A supertelephoto cannot be made smaller and lighter for an RF rather than an EF mount. Please read some of the earlier posts. The width of a telephoto is determined primarily by the diameter of the front element needed to provide the desired f-number, not the mount, and the RF lens length will be a few mm greater to accommodate the need for a long focal length.
 
Jan 5, 2013
60
19
A supertelephoto cannot be made smaller and lighter for an RF rather than an EF mount. Please read some of the earlier posts. The width of a telephoto is determined primarily by the diameter of the front element needed to provide the desired f-number, not the mount, and the RF lens length will be a few mm greater to accommodate the need for a long focal length.
Interesting, so it appears there will be no smaller and lighter RF anything.
 
Jan 5, 2013
60
19
Wideangle and shorter focal length lenses could be smaller and lighter. But, with the big telephotos, the body is just a dongle on the end of a huge great lens.
Lovin all these new, albeit big RF lenses but they won't work for me on the trail while hiking, even as I drool over their specs and capabilities. Guess I'll just stick with my M50 for that purpose as we wait and see what Canon has up its sleeve for future EOS R series cameras and lenses, not to mention all the other mfgs. plethora of offerings. Exciting times.
 

Michael Clark

Now we see through a glass, darkly...
Apr 5, 2016
236
42
The current super tele's are mostly air on the back end so It's hard to see what the benefit would be. I'd prefer an interchangeable bolt on mount than could be either native EF or RF but I don't expect that to happen.
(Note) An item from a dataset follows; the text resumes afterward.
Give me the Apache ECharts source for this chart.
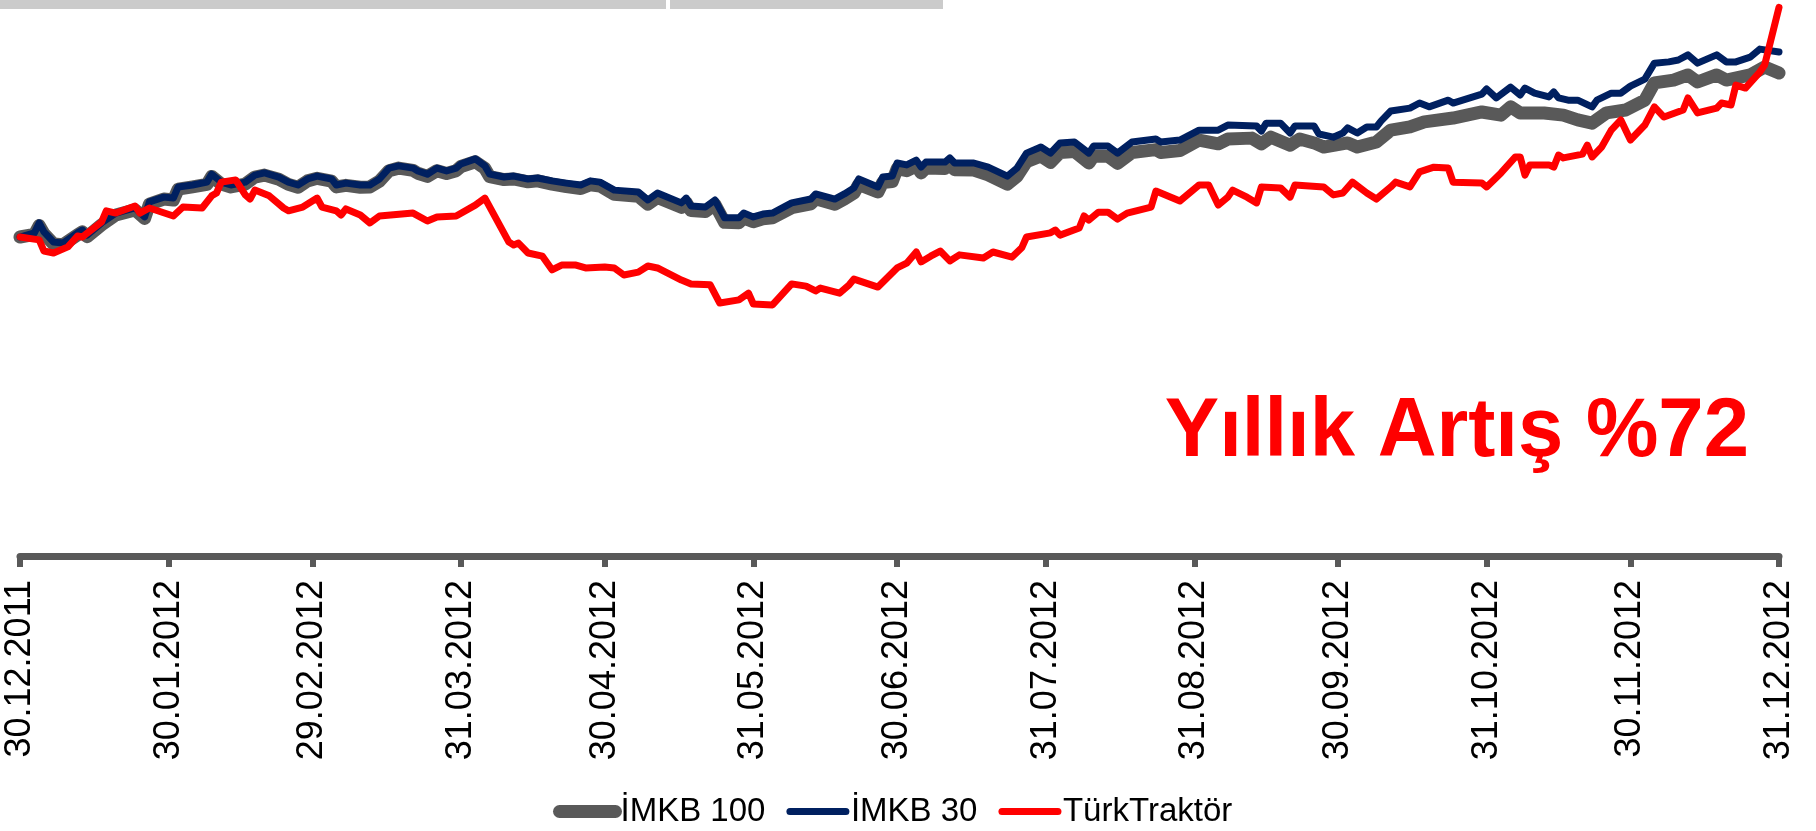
<!DOCTYPE html>
<html>
<head>
<meta charset="utf-8">
<title>TürkTraktör - Yıllık Artış</title>
<script src="https://cdn.jsdelivr.net/npm/echarts@6/dist/echarts.min.js"></script>
<style>
  html, body { margin: 0; padding: 0; background: #fff; }
  #chart { width: 1816px; height: 831px; }
</style>
</head>
<body>
<div id="chart"></div>
<script>
// x = days since 30.12.2011, y = index (30.12.2011 = 100)
const tickDays = [0, 31, 61, 92, 122, 153, 183, 214, 245, 275, 306, 336, 367]
const tickLabels = ['30.12.2011', '30.01.2012', '29.02.2012', '31.03.2012', '30.04.2012', '31.05.2012',
  '30.06.2012', '31.07.2012', '31.08.2012', '30.09.2012', '31.10.2012', '30.11.2012', '31.12.2012']

const imkb100Days = [0, 3, 4, 5, 7, 9, 12, 13, 14, 17, 20, 24, 26, 27, 30, 32, 33, 36, 39, 40,
  42, 44, 47, 49, 51, 54, 56, 58, 60, 62, 65, 66, 68, 71, 73, 75, 77, 79, 82, 83,
  85, 87, 89, 91, 92, 95, 97, 98, 101, 103, 106, 108, 111, 114, 117, 119, 121, 124, 129, 131,
  133, 138, 139, 140, 143, 145, 147, 150, 151, 153, 155, 157, 161, 165, 166, 170, 172, 174, 175, 179,
  180, 182, 183, 185, 187, 188, 189, 193, 194, 195, 199, 202, 206, 208, 210, 213, 215, 217, 220, 223,
  224, 227, 229, 232, 237, 238, 242, 246, 250, 252, 257, 259, 261, 265, 267, 270, 272, 277, 279, 283,
  286, 290, 293, 299, 305, 309, 311, 313, 318, 322, 325, 328, 331, 335, 339, 341, 345, 348, 350, 354,
  356, 361, 364, 367]
const imkb100 = [100, 100.8, 103.6, 101.0, 97.8, 97.6, 100.7, 101.6, 100.1, 103.8, 106.9, 108.5, 105.8, 110.3, 111.9, 111.6, 115.0, 115.7, 116.5, 119.0,
  116.6, 115.7, 116.6, 118.8, 119.4, 118.1, 116.5, 115.6, 117.6, 118.4, 117.5, 115.7, 116.2, 115.6, 115.7, 117.5, 120.8, 121.6, 120.9, 120.0,
  119.0, 120.8, 119.9, 120.8, 122.1, 123.6, 121.5, 118.9, 118.0, 118.2, 117.3, 117.6, 116.6, 115.8, 115.2, 116.4, 116.0, 113.4, 112.8, 110.3,
  112.4, 109.3, 110.8, 108.3, 108.0, 110.2, 104.6, 104.5, 106.0, 104.8, 105.7, 106.0, 109.2, 110.4, 112.0, 110.3, 111.9, 113.8, 116.5, 114.1,
  117.1, 117.4, 121.4, 120.8, 122.3, 120.1, 121.6, 121.5, 122.8, 121.1, 121.0, 119.5, 116.6, 119.0, 123.6, 125.4, 123.4, 126.5, 126.8, 123.2,
  125.4, 125.3, 123.1, 126.5, 127.4, 126.5, 127.1, 130.4, 129.2, 130.7, 131.0, 129.2, 131.3, 128.8, 130.7, 129.5, 128.2, 129.5, 128.2, 129.8,
  133.5, 134.5, 136.1, 137.3, 139.2, 138.2, 140.8, 138.9, 138.9, 138.2, 136.7, 135.7, 138.9, 139.8, 142.9, 148.3, 149.2, 150.8, 148.6, 150.8,
  149.2, 150.8, 153.3, 151.4]

const imkb30Days = [0, 3, 4, 5, 7, 9, 12, 13, 14, 17, 20, 24, 26, 27, 30, 32, 33, 36, 39, 40,
  42, 44, 47, 49, 51, 54, 56, 58, 60, 62, 65, 66, 68, 71, 73, 75, 77, 79, 82, 83,
  85, 87, 89, 91, 92, 95, 97, 98, 101, 103, 106, 108, 111, 114, 117, 119, 121, 124, 129, 131,
  133, 138, 139, 140, 143, 145, 147, 150, 151, 153, 155, 157, 161, 165, 166, 170, 172, 174, 175, 179,
  180, 182, 183, 185, 187, 188, 189, 193, 194, 195, 199, 202, 206, 208, 210, 213, 215, 217, 220, 223,
  224, 227, 229, 232, 237, 238, 242, 246, 250, 252, 258, 259, 260, 263, 265, 266, 270, 271, 274, 276,
  277, 279, 281, 283, 284, 286, 290, 292, 294, 298, 299, 305, 306, 308, 311, 313, 314, 316, 319, 320,
  321, 323, 325, 328, 329, 332, 334, 336, 339, 341, 344, 346, 348, 350, 354, 356, 358, 361, 363, 367]
const imkb30 = [100, 101.3, 104.4, 101.6, 98.4, 98.1, 101.3, 102.2, 100.6, 104.4, 107.5, 109.1, 106.3, 111.0, 112.5, 112.2, 115.7, 116.3, 117.2, 119.7,
  117.2, 116.3, 117.2, 119.4, 120.1, 118.8, 117.2, 116.3, 118.2, 119.1, 118.2, 116.3, 116.9, 116.3, 116.3, 118.2, 121.6, 122.3, 121.6, 120.7,
  119.7, 121.6, 120.7, 121.6, 122.9, 124.5, 122.3, 119.7, 118.8, 119.1, 118.2, 118.5, 117.6, 116.9, 116.3, 117.6, 117.2, 114.7, 114.1, 111.6,
  113.8, 110.7, 112.2, 109.7, 109.4, 111.6, 106.0, 106.0, 107.5, 106.3, 107.2, 107.5, 110.7, 111.9, 113.5, 111.9, 113.5, 115.4, 118.2, 115.7,
  118.8, 119.1, 123.2, 122.6, 124.1, 121.9, 123.5, 123.5, 124.8, 123.2, 123.2, 121.9, 119.1, 121.6, 126.3, 128.2, 126.3, 129.5, 129.8, 126.3,
  128.5, 128.5, 126.3, 129.8, 130.7, 129.8, 130.4, 133.5, 133.5, 135.1, 134.8, 133.2, 135.7, 135.7, 132.6, 134.8, 134.8, 132.3, 131.3, 132.6,
  134.2, 132.6, 134.5, 134.5, 136.4, 139.5, 140.4, 142.0, 140.8, 142.9, 142.0, 144.8, 146.4, 143.6, 147.0, 144.5, 146.7, 145.1, 143.9, 145.5,
  143.6, 142.9, 142.9, 140.8, 142.9, 145.1, 145.1, 147.3, 149.5, 154.5, 154.9, 155.5, 157.1, 154.5, 157.1, 154.9, 154.9, 156.4, 158.9, 158.0]

const turkDays = [0, 4, 5, 7, 10, 12, 13, 17, 18, 20, 24, 25, 27, 32, 34, 38, 40, 41, 42, 45,
  47, 48, 49, 52, 55, 56, 59, 62, 63, 66, 67, 68, 71, 73, 75, 82, 85, 87, 91, 95,
  97, 102, 103, 104, 106, 109, 111, 113, 116, 118, 122, 124, 126, 129, 131, 133, 138, 140, 144, 146,
  150, 152, 153, 157, 161, 164, 166, 167, 171, 173, 174, 179, 183, 185, 187, 188, 190, 192, 194, 196,
  201, 203, 207, 209, 210, 215, 216, 217, 221, 222, 223, 225, 227, 229, 231, 236, 237, 242, 246, 248,
  250, 252, 253, 256, 258, 259, 263, 265, 266, 272, 274, 276, 278, 281, 283, 286, 287, 290, 292, 295,
  298, 299, 305, 306, 309, 312, 313, 314, 315, 319, 320, 321, 322, 326, 327, 328, 330, 332, 334, 336,
  339, 341, 343, 347, 348, 350, 354, 355, 357, 358, 360, 363, 364, 367]
const turk = [100, 99.1, 95.6, 95.0, 96.9, 100.3, 100.0, 104.7, 108.2, 107.5, 109.7, 107.5, 109.1, 106.6, 109.4, 109.1, 112.9, 113.8, 117.2, 117.9,
  113.2, 111.9, 114.7, 112.9, 109.1, 108.2, 109.4, 112.2, 109.4, 108.2, 106.9, 108.8, 106.9, 104.4, 106.6, 107.5, 105.0, 106.3, 106.6, 110.0,
  112.2, 98.4, 97.5, 98.1, 95.0, 94.0, 89.7, 91.2, 91.2, 90.3, 90.6, 90.3, 88.1, 89.0, 90.9, 90.3, 86.5, 85.3, 85.0, 79.3,
  80.3, 82.4, 79.0, 78.7, 85.3, 84.6, 83.1, 84.0, 82.4, 85.0, 86.8, 84.3, 90.3, 91.8, 95.3, 92.2, 94.0, 95.6, 92.5, 94.4,
  93.4, 95.3, 93.7, 96.6, 100.0, 101.3, 102.2, 100.6, 102.8, 106.6, 105.3, 107.8, 107.8, 105.6, 107.5, 109.4, 114.4, 111.3, 116.3, 116.3,
  110.0, 112.5, 114.7, 112.5, 110.7, 115.7, 115.4, 112.5, 116.3, 115.7, 113.2, 113.8, 117.2, 113.8, 111.9, 115.7, 117.2, 115.7, 120.4, 121.9,
  121.6, 117.2, 116.9, 115.7, 120.1, 125.1, 125.1, 119.4, 122.6, 122.6, 121.9, 125.7, 124.8, 126.0, 128.8, 125.1, 128.2, 133.5, 136.7, 130.4,
  135.1, 140.8, 137.6, 139.8, 143.6, 138.9, 140.4, 142.0, 141.4, 147.6, 146.7, 151.7, 153.9, 172]

const toPairs = (days, vals) => days.map((d, i) => [d, vals[i]])

const chart = echarts.init(document.getElementById('chart'))
chart.setOption({
  animation: false,
  textStyle: { fontFamily: 'Liberation Sans' },
  grid: { left: 20, right: 37, top: 0, height: 556, containLabel: false, outerBoundsMode: 'none' },
  xAxis: {
    type: 'value',
    min: 0,
    max: 367,
    axisLine: { show: true, onZero: false, lineStyle: { color: '#595959', width: 7 } },
    axisTick: { show: true, customValues: tickDays, length: 11, lineStyle: { color: '#595959', width: 6 } },
    axisLabel: {
      customValues: tickDays,
      rotate: 90,
      margin: 24,
      fontSize: 36,
      fontFamily: 'Liberation Sans',
      color: '#000',
      formatter: (v) => tickLabels[tickDays.indexOf(v)],
    },
    splitLine: { show: false },
  },
  yAxis: { type: 'value', min: 0, max: 174.3, show: false },
  legend: {
    left: 553,
    top: 795,
    padding: 0,
    itemGap: 21,
    itemWidth: 56,
    itemHeight: 14,
    textStyle: { fontSize: 33, fontFamily: 'Liberation Sans', color: '#000' },
    lineStyle: { width: 'inherit', cap: 'round' },
    itemStyle: { opacity: 0 },
    data: ['İMKB 100', 'İMKB 30', 'TürkTraktör'],
  },
  series: [
    {
      name: 'İMKB 100',
      type: 'line',
      data: toPairs(imkb100Days, imkb100),
      symbol: 'none',
      lineStyle: { color: '#595959', width: 13, join: 'round', cap: 'round' },
      itemStyle: { color: '#595959' },
      z: 2,
    },
    {
      name: 'İMKB 30',
      type: 'line',
      data: toPairs(imkb30Days, imkb30),
      symbol: 'none',
      lineStyle: { color: '#002060', width: 7, join: 'round', cap: 'round' },
      itemStyle: { color: '#002060' },
      z: 3,
    },
    {
      name: 'TürkTraktör',
      type: 'line',
      data: toPairs(turkDays, turk),
      symbol: 'none',
      lineStyle: { color: '#ff0000', width: 7, join: 'round', cap: 'round' },
      itemStyle: { color: '#ff0000' },
      z: 4,
    },
  ],
  graphic: [
    // slide remnants at the top edge
    { type: 'rect', left: 0, top: 0, shape: { width: 666, height: 9 }, style: { fill: '#cbcbcb' }, silent: true },
    { type: 'rect', left: 670, top: 0, shape: { width: 273, height: 9 }, style: { fill: '#cbcbcb' }, silent: true },
    {
      type: 'text',
      x: 1749,
      y: 433,
      scaleX: 0.97,
      style: {
        text: 'Yıllık Artış %72',
        fill: '#ff0000',
        font: 'bold 84px "Liberation Sans"',
        align: 'right',
        verticalAlign: 'middle',
      },
      silent: true,
    },
    {
      type: 'text',
      x: 1713,
      y: 828,
      style: { text: '13', fill: '#000', font: '28px "Liberation Sans"', align: 'left', verticalAlign: 'top' },
      silent: true,
    },
  ],
})
</script>
</body>
</html>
That being said, I don't think adapters are a good long term solution for the larger tele's so Canon will have to come up with some sort of native RF solution sooner rather than later if they intend to sell a lot of mirrorless sports/wildlife cameras. Big cameras and lenses put a lot of strain on the mount. A EF/RF converter coupled to a 1.4x or 2x teleconverter and you are starting dealing with a lot of strain/flex at the mount. Not the sort of thing you want to be worried about when you are trying to get out of the way of a 320lb defensive back who missed a sideline tackle.
320 lb DB?
 
Jul 10, 2015
98
2
Well, no surprise that the DO's are heading to RF, they've been so long in appearing.
Just typical. Bought a film camera in FD era. Four years later, EF.
Bought a 7DII a couple of years ago. Now RF. Thank you Canon. Didn't want to buy a third set of lenses, but at least RF bodies will take EF glass with an adapter.
Seems that Canon will try to entice people over to RF by introducing better-than-EF lenses.
Probably EF lenses will appear but after the RF intro, or maybe not. This is certainly the beginning of the end of EF.